TASK GOAL =>
Transcribe all of the material below word for word and leave out its pictures.

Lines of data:

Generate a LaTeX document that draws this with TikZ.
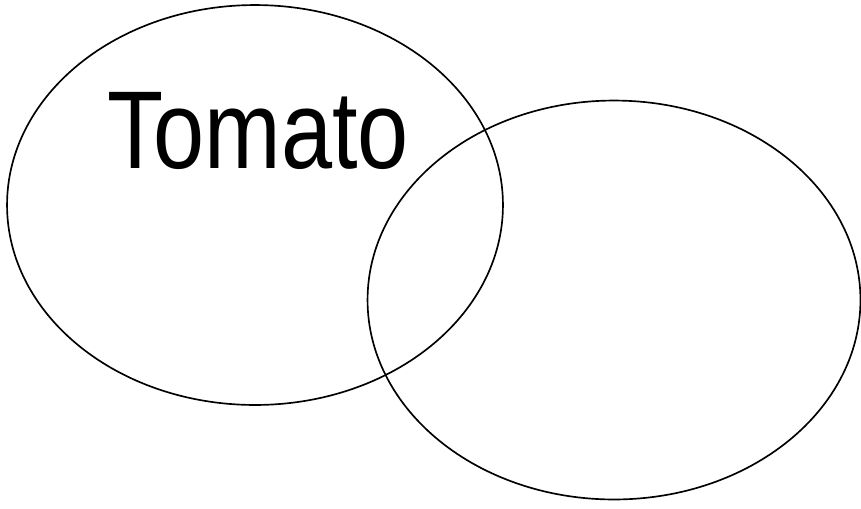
\documentclass[tikz,border=0pt]{standalone}
\usepackage{fontspec}
\setmainfont{Liberation Sans}
\usetikzlibrary{shapes.geometric}

\begin{document}
\begin{tikzpicture}[x=0.02cm, y=-0.02cm,
      set/.style={draw, ellipse, inner sep=0pt, line width=0.95pt},
      word/.style={anchor=base, inner sep=0pt, xscale=0.83,
                   font=\fontsize{63}{70}\selectfont}
  ]
    \useasboundingbox (0,0) rectangle (861,508);
    \node[set, minimum width=9.92cm, minimum height=8cm] (tomato) at (255,205) {};
    \node[set, minimum width=9.86cm, minimum height=7.98cm] (other) at (614,300) {};
    \node[word] (name) at (258,168) {Tomato};
  \end{tikzpicture}
\end{document}
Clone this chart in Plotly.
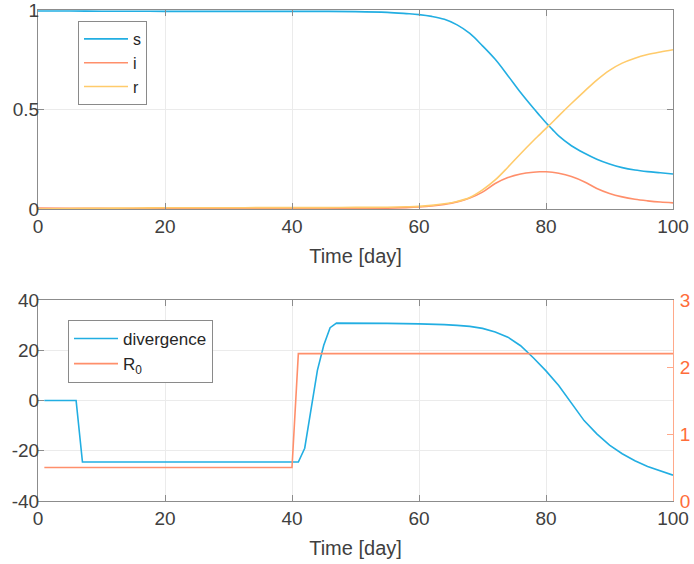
import plotly.graph_objects as go

# ---------------- data ----------------
t_sir = [0, 5, 10, 15, 20, 25, 30, 35, 40, 45, 50, 55, 58, 60, 62, 64, 66, 68, 70,
         72, 74, 76, 78, 79, 80, 81, 82, 84, 86, 88, 90, 92, 94, 96, 98, 100]
s_vals = [0.995, 0.995, 0.994, 0.994, 0.993, 0.993, 0.993, 0.993, 0.993, 0.993, 0.992,
          0.988, 0.982, 0.977, 0.968, 0.953, 0.925, 0.882, 0.82, 0.752, 0.67, 0.585, 0.507,
          0.47, 0.433, 0.40, 0.367, 0.318, 0.281, 0.25, 0.226, 0.208, 0.196, 0.188, 0.182, 0.176]
i_vals = [0.005, 0.004, 0.003, 0.002, 0.0015, 0.001, 0.001, 0.0008, 0.0006, 0.001, 0.002,
          0.004, 0.007, 0.01, 0.015, 0.023, 0.035, 0.055, 0.085, 0.128, 0.158, 0.176, 0.185,
          0.187, 0.187, 0.185, 0.18, 0.163, 0.137, 0.103, 0.078, 0.061, 0.049, 0.041, 0.035, 0.031]
r_vals = [0.0, 0.002, 0.004, 0.005, 0.006, 0.006, 0.006, 0.007, 0.007, 0.007, 0.008,
          0.009, 0.011, 0.013, 0.018, 0.026, 0.038, 0.058, 0.096, 0.146, 0.21, 0.278, 0.343,
          0.374, 0.405, 0.436, 0.468, 0.53, 0.59, 0.648, 0.697, 0.733, 0.758, 0.776, 0.789, 0.80]

t_div = [1, 6, 7, 41, 42, 43, 44, 45, 46, 47, 50, 55, 60, 62, 64, 66, 68, 70, 72, 74,
         76, 78, 80, 82, 84, 86, 88, 90, 92, 94, 96, 98, 100]
div_vals = [0, 0, -24.5, -24.5, -19, -4, 12, 22, 29, 30.8, 30.8, 30.7, 30.5, 30.4, 30.2,
            29.9, 29.5, 28.7, 27.3, 25.2, 21.8, 17.0, 11.8, 6.0, -0.8, -8.0, -13.3, -17.8,
            -21.2, -24.0, -26.3, -28.1, -29.7]

t_r0 = [1, 40, 41, 100]
r0_vals = [0.5, 0.5, 2.2, 2.2]

x_ticks = [0, 20, 40, 60, 80, 100]
y1_ticks = [0, 0.5, 1]
y1_labels = ["0", "0.5", "1"]
y2_ticks = [-40, -20, 0, 20, 40]
y2_labels = ["-40", "-20", "0", "20", "40"]
y3_ticks = [0, 1, 2, 3]

# ---------------- style ----------------
W, H = 694, 564
BLUE = "#22AEE2"
ORANGE = "#FF8F6B"
YELLOW = "#FFCB6B"
RAX = "#FF6D3A"
FRAME = "#8c8c8c"
GRID = "#ebebeb"
FONT = "Liberation Sans, Arial, sans-serif"
TXT = "#404040"

xd = [38 / W, 673 / W]
yd1 = [1 - 209 / H, 1 - 10 / H]
yd2 = [1 - 501 / H, 1 - 300 / H]

fig = go.Figure()
fig.add_trace(go.Scatter(x=t_sir, y=s_vals, name="s", mode="lines",
                         line=dict(color=BLUE, width=1.6, shape="spline", smoothing=1),
                         xaxis="x", yaxis="y"))
fig.add_trace(go.Scatter(x=t_sir, y=i_vals, name="i", mode="lines",
                         line=dict(color=ORANGE, width=1.6, shape="spline", smoothing=1),
                         xaxis="x", yaxis="y"))
fig.add_trace(go.Scatter(x=t_sir, y=r_vals, name="r", mode="lines",
                         line=dict(color=YELLOW, width=1.6, shape="spline", smoothing=1),
                         xaxis="x", yaxis="y"))
fig.add_trace(go.Scatter(x=t_div, y=div_vals, name="divergence", mode="lines",
                         line=dict(color=BLUE, width=1.6), xaxis="x2", yaxis="y2",
                         legend="legend2"))
fig.add_trace(go.Scatter(x=t_r0, y=r0_vals, name="R<sub>0</sub>", mode="lines",
                         line=dict(color=ORANGE, width=1.6), xaxis="x2", yaxis="y3",
                         legend="legend2"))

common = dict(showline=True, linecolor=FRAME, linewidth=1, ticks="inside", ticklen=6,
              tickcolor=FRAME, showgrid=True, gridcolor=GRID, gridwidth=1, zeroline=False,
              automargin=False, ticklabeloverflow="allow",
              tickfont=dict(family=FONT, size=19, color=TXT))
xtitle = dict(text="Time [day]", font=dict(family=FONT, size=20, color=TXT), standoff=13)

fig.update_layout(
    width=W, height=H, margin=dict(l=0, r=0, t=0, b=0),
    paper_bgcolor="white", plot_bgcolor="white",
    font=dict(family=FONT, color=TXT),
    xaxis=dict(domain=xd, anchor="y", range=[0, 100], tickvals=x_ticks, mirror="ticks",
               title=xtitle, **common),
    yaxis=dict(domain=yd1, anchor="x", range=[0, 1], tickvals=y1_ticks, ticktext=y1_labels,
               mirror="ticks", ticklabelstandoff=-6, **common),
    xaxis2=dict(domain=xd, anchor="y2", range=[0, 100], tickvals=x_ticks, mirror="ticks",
                title=xtitle, **common),
    yaxis2=dict(domain=yd2, anchor="x2", range=[-40, 40], tickvals=y2_ticks,
                ticktext=y2_labels, mirror=False, ticklabelstandoff=-6, **common),
    yaxis3=dict(overlaying="y2", side="right", anchor="x2", range=[0, 3], tickvals=y3_ticks,
                showline=True, linecolor="#FFA98A", linewidth=1, ticks="inside", ticklen=6,
                tickcolor="#FFA98A", showgrid=False, zeroline=False, automargin=False,
                ticklabelstandoff=2, ticklabeloverflow="allow",
                tickfont=dict(family=FONT, size=19, color=RAX)),
    legend=dict(x=78 / W, y=1 - 21 / H, xanchor="left", yanchor="top",
                bordercolor="#8a8a8a", borderwidth=1, bgcolor="white", itemwidth=44,
                font=dict(family=FONT, size=16, color="#262626")),
    legend2=dict(x=68 / W, y=1 - 320 / H, xanchor="left", yanchor="top",
                 bordercolor="#8a8a8a", borderwidth=1, bgcolor="white", itemwidth=44,
                 font=dict(family=FONT, size=17, color="#262626")),
    showlegend=True,
)

fig.write_html("out.html", config={"displayModeBar": False},
               post_script="document.body.style.margin='0';document.body.style.overflow='hidden';")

FINISHED TASK =>
Generate a LaTeX document that draws this with TikZ.
\documentclass[tikz,border=0pt]{standalone}
\usepackage{fontspec}
\setmainfont{Liberation Sans}
\usetikzlibrary{shapes.geometric}

\begin{document}
\begin{tikzpicture}[x=0.02cm, y=-0.02cm,
      set/.style={draw, ellipse, inner sep=0pt, line width=0.95pt},
      word/.style={anchor=base, inner sep=0pt, xscale=0.83,
                   font=\fontsize{63}{70}\selectfont}
  ]
    \useasboundingbox (0,0) rectangle (861,508);
    \node[set, minimum width=9.92cm, minimum height=8cm] (tomato) at (255,205) {};
    \node[set, minimum width=9.86cm, minimum height=7.98cm] (other) at (614,300) {};
    \node[word] (name) at (258,168) {Tomato};
  \end{tikzpicture}
\end{document}
Clone this chart in Plotly.
import plotly.graph_objects as go

# ---------------- data ----------------
t_sir = [0, 5, 10, 15, 20, 25, 30, 35, 40, 45, 50, 55, 58, 60, 62, 64, 66, 68, 70,
         72, 74, 76, 78, 79, 80, 81, 82, 84, 86, 88, 90, 92, 94, 96, 98, 100]
s_vals = [0.995, 0.995, 0.994, 0.994, 0.993, 0.993, 0.993, 0.993, 0.993, 0.993, 0.992,
          0.988, 0.982, 0.977, 0.968, 0.953, 0.925, 0.882, 0.82, 0.752, 0.67, 0.585, 0.507,
          0.47, 0.433, 0.40, 0.367, 0.318, 0.281, 0.25, 0.226, 0.208, 0.196, 0.188, 0.182, 0.176]
i_vals = [0.005, 0.004, 0.003, 0.002, 0.0015, 0.001, 0.001, 0.0008, 0.0006, 0.001, 0.002,
          0.004, 0.007, 0.01, 0.015, 0.023, 0.035, 0.055, 0.085, 0.128, 0.158, 0.176, 0.185,
          0.187, 0.187, 0.185, 0.18, 0.163, 0.137, 0.103, 0.078, 0.061, 0.049, 0.041, 0.035, 0.031]
r_vals = [0.0, 0.002, 0.004, 0.005, 0.006, 0.006, 0.006, 0.007, 0.007, 0.007, 0.008,
          0.009, 0.011, 0.013, 0.018, 0.026, 0.038, 0.058, 0.096, 0.146, 0.21, 0.278, 0.343,
          0.374, 0.405, 0.436, 0.468, 0.53, 0.59, 0.648, 0.697, 0.733, 0.758, 0.776, 0.789, 0.80]

t_div = [1, 6, 7, 41, 42, 43, 44, 45, 46, 47, 50, 55, 60, 62, 64, 66, 68, 70, 72, 74,
         76, 78, 80, 82, 84, 86, 88, 90, 92, 94, 96, 98, 100]
div_vals = [0, 0, -24.5, -24.5, -19, -4, 12, 22, 29, 30.8, 30.8, 30.7, 30.5, 30.4, 30.2,
            29.9, 29.5, 28.7, 27.3, 25.2, 21.8, 17.0, 11.8, 6.0, -0.8, -8.0, -13.3, -17.8,
            -21.2, -24.0, -26.3, -28.1, -29.7]

t_r0 = [1, 40, 41, 100]
r0_vals = [0.5, 0.5, 2.2, 2.2]

x_ticks = [0, 20, 40, 60, 80, 100]
y1_ticks = [0, 0.5, 1]
y1_labels = ["0", "0.5", "1"]
y2_ticks = [-40, -20, 0, 20, 40]
y2_labels = ["-40", "-20", "0", "20", "40"]
y3_ticks = [0, 1, 2, 3]

# ---------------- style ----------------
W, H = 694, 564
BLUE = "#22AEE2"
ORANGE = "#FF8F6B"
YELLOW = "#FFCB6B"
RAX = "#FF6D3A"
FRAME = "#8c8c8c"
GRID = "#ebebeb"
FONT = "Liberation Sans, Arial, sans-serif"
TXT = "#404040"

xd = [38 / W, 673 / W]
yd1 = [1 - 209 / H, 1 - 10 / H]
yd2 = [1 - 501 / H, 1 - 300 / H]

fig = go.Figure()
fig.add_trace(go.Scatter(x=t_sir, y=s_vals, name="s", mode="lines",
                         line=dict(color=BLUE, width=1.6, shape="spline", smoothing=1),
                         xaxis="x", yaxis="y"))
fig.add_trace(go.Scatter(x=t_sir, y=i_vals, name="i", mode="lines",
                         line=dict(color=ORANGE, width=1.6, shape="spline", smoothing=1),
                         xaxis="x", yaxis="y"))
fig.add_trace(go.Scatter(x=t_sir, y=r_vals, name="r", mode="lines",
                         line=dict(color=YELLOW, width=1.6, shape="spline", smoothing=1),
                         xaxis="x", yaxis="y"))
fig.add_trace(go.Scatter(x=t_div, y=div_vals, name="divergence", mode="lines",
                         line=dict(color=BLUE, width=1.6), xaxis="x2", yaxis="y2",
                         legend="legend2"))
fig.add_trace(go.Scatter(x=t_r0, y=r0_vals, name="R<sub>0</sub>", mode="lines",
                         line=dict(color=ORANGE, width=1.6), xaxis="x2", yaxis="y3",
                         legend="legend2"))

common = dict(showline=True, linecolor=FRAME, linewidth=1, ticks="inside", ticklen=6,
              tickcolor=FRAME, showgrid=True, gridcolor=GRID, gridwidth=1, zeroline=False,
              automargin=False, ticklabeloverflow="allow",
              tickfont=dict(family=FONT, size=19, color=TXT))
xtitle = dict(text="Time [day]", font=dict(family=FONT, size=20, color=TXT), standoff=13)

fig.update_layout(
    width=W, height=H, margin=dict(l=0, r=0, t=0, b=0),
    paper_bgcolor="white", plot_bgcolor="white",
    font=dict(family=FONT, color=TXT),
    xaxis=dict(domain=xd, anchor="y", range=[0, 100], tickvals=x_ticks, mirror="ticks",
               title=xtitle, **common),
    yaxis=dict(domain=yd1, anchor="x", range=[0, 1], tickvals=y1_ticks, ticktext=y1_labels,
               mirror="ticks", ticklabelstandoff=-6, **common),
    xaxis2=dict(domain=xd, anchor="y2", range=[0, 100], tickvals=x_ticks, mirror="ticks",
                title=xtitle, **common),
    yaxis2=dict(domain=yd2, anchor="x2", range=[-40, 40], tickvals=y2_ticks,
                ticktext=y2_labels, mirror=False, ticklabelstandoff=-6, **common),
    yaxis3=dict(overlaying="y2", side="right", anchor="x2", range=[0, 3], tickvals=y3_ticks,
                showline=True, linecolor="#FFA98A", linewidth=1, ticks="inside", ticklen=6,
                tickcolor="#FFA98A", showgrid=False, zeroline=False, automargin=False,
                ticklabelstandoff=2, ticklabeloverflow="allow",
                tickfont=dict(family=FONT, size=19, color=RAX)),
    legend=dict(x=78 / W, y=1 - 21 / H, xanchor="left", yanchor="top",
                bordercolor="#8a8a8a", borderwidth=1, bgcolor="white", itemwidth=44,
                font=dict(family=FONT, size=16, color="#262626")),
    legend2=dict(x=68 / W, y=1 - 320 / H, xanchor="left", yanchor="top",
                 bordercolor="#8a8a8a", borderwidth=1, bgcolor="white", itemwidth=44,
                 font=dict(family=FONT, size=17, color="#262626")),
    showlegend=True,
)

fig.write_html("out.html", config={"displayModeBar": False},
               post_script="document.body.style.margin='0';document.body.style.overflow='hidden';")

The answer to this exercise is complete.